National Commodities Futures Exam (Series 3): Full Comparison

If you're weighing the National Commodities Futures Exam (Series 3) against the Futures Managed Funds Exam (Series 31), it helps to understand that these two exams sit at very different points in a futures professional's career. The Series 3 is a comprehensive entry-level qualification for anyone who solicits or supervises futures and options-on-futures business, while the Series 31 is a narrower exam covering managed futures funds and commodity pool participations. In most cases, the Series 3 is a prerequisite pathway to — not a substitute for — the more specialized Series 31.

Frequently asked questions

Do I need to pass the Series 3 before taking the Series 31?

The Series 31 is a limited registration for managed futures funds, and it is commonly pursued by professionals who already work within the broader futures business that the Series 3 qualifies you for. Because the Series 3 covers the entire futures and options-on-futures landscape, it typically serves as the foundational exam, while the Series 31 addresses a specialized subset. Confirm the exact current requirement with FINRA or the NFA, as registration rules govern which exam your specific role demands.

How hard is the Series 3 compared to the Series 31?

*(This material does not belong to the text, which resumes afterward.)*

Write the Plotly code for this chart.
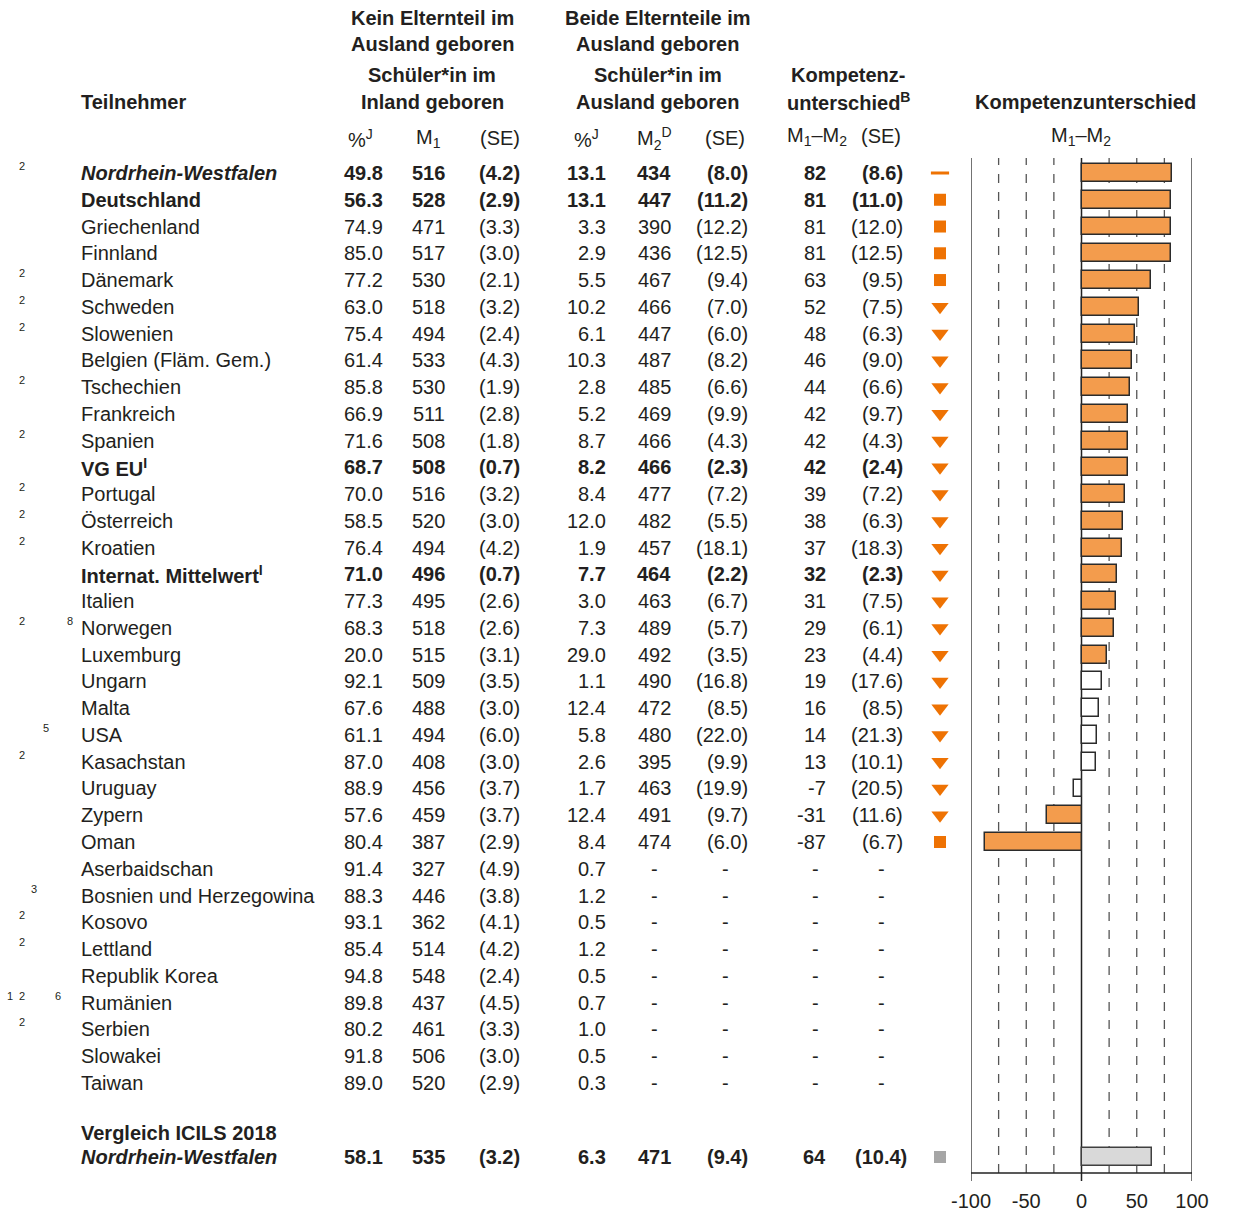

The Series 3 is the broader and generally more demanding exam, with 120 questions to be completed in 150 minutes and a 70% pass mark on each part. The Series 31 is narrower in scope, concentrating only on managed futures funds and commodity pools, so it usually involves less material to master. That said, the specialized rules on the Series 31 still require focused study.

How much does the Series 3 exam cost?

The Series 3 exam fee is $140. The Series 31 fee is set separately, so verify it directly with the administering organization when you plan your registration budget.